Creating my family mottos

Car seats, booster seats, bicycle helmets, knee pads, elbow pads, and all that other newfangled safety equipment makes me wonder about the kids that were forced into wearing this crap. 

    How do kids have any fun these days?  My neighborhood friends and I didn’t have all that safety crap.  There wasn’t a car made whose rear seat didn’t hold at least six to ten kids back in the 70’s. You didn’t need a booster seat to see out the window. Just stand up. Better yet, you just stretched out in the rear window. 

     My friends and I rode our bikes through the Dormitory trails. If you don’t know what the trails were, how did you have fun?  

     The trails were cut through a small patch woods next to the railroad tracks. A small swath of mud with trees and raspberry bushes thrown in here and there. Hit a turn too fast with the slick tires all bikes back then, and you were coming of the trail and probably the bike. If it had rained, you we definitely gonna get muddy. Oh, and we didn’t need no stinking safety gear. 

     The trails weren’t just for riding bikes, it was also Tarzan’s jungle. Well, maybe George of the Jungle’s jungle but still a jungle. It was also whatever we needed it to be. The cornfield that bordered that patch of woods was a desert, an ocean, an ice field, and a battlefield. 
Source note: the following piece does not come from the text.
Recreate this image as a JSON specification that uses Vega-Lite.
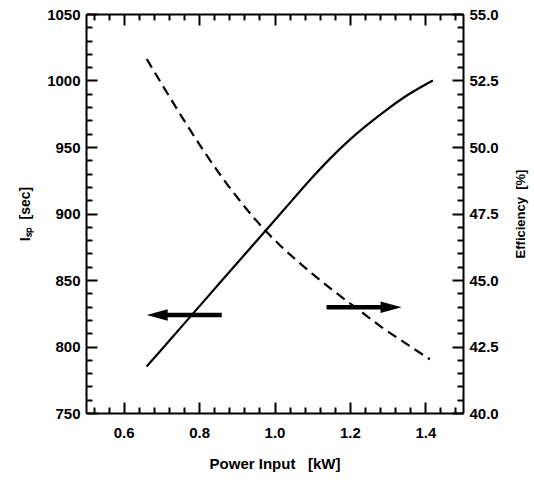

      Now for the part I haven’t been allowed to talk about because I had young children. My youngest child is 17, and I am no longer bound by child protection agreements and non-disclosure agreements about not revealing my childhood stupidity. 

       We used to have to ride in the back of a truck when a 6 to 10 seater car wasn’t available. Do you remember the rib around the front roof of a sixty-five Ford pickup?  I do! Have you heard of planking?  We were doing that forty-two years ago!  You stand up in a ‘65 Chevy pickup’s bed, reach over the top of the cab, grab that lip above the window, and raise your legs until your body is straight. It’s like being Superman. 

     There is one thing I don’t recommend. Tumbling. I tried it once and hated it. My aunt had to go to the store to get some bread for grandpa. We jumped in the station wagon. Well, Sondra, Bobby, and I jumped on the tailgate with our feet dangling. We started off. A block from grandpa’s I decided I didn’t want to go. My aunt wouldn’t stop, and I decided to jump. I jumped and hit the pavement running…for about three steps. I came to a stop after five or six tumbles. 

     I limped the block back to grandpa’s house leaving a small trail of blood, but the bleeding stopped by the time I got there. That little stunt cemented my family mottos. “Oh @&!?, this is gonna hurt!” or “This probably wasn’t the smartest thing I’ve ever done…” spoken aloud after it’s too late to stop and just before the pain starts.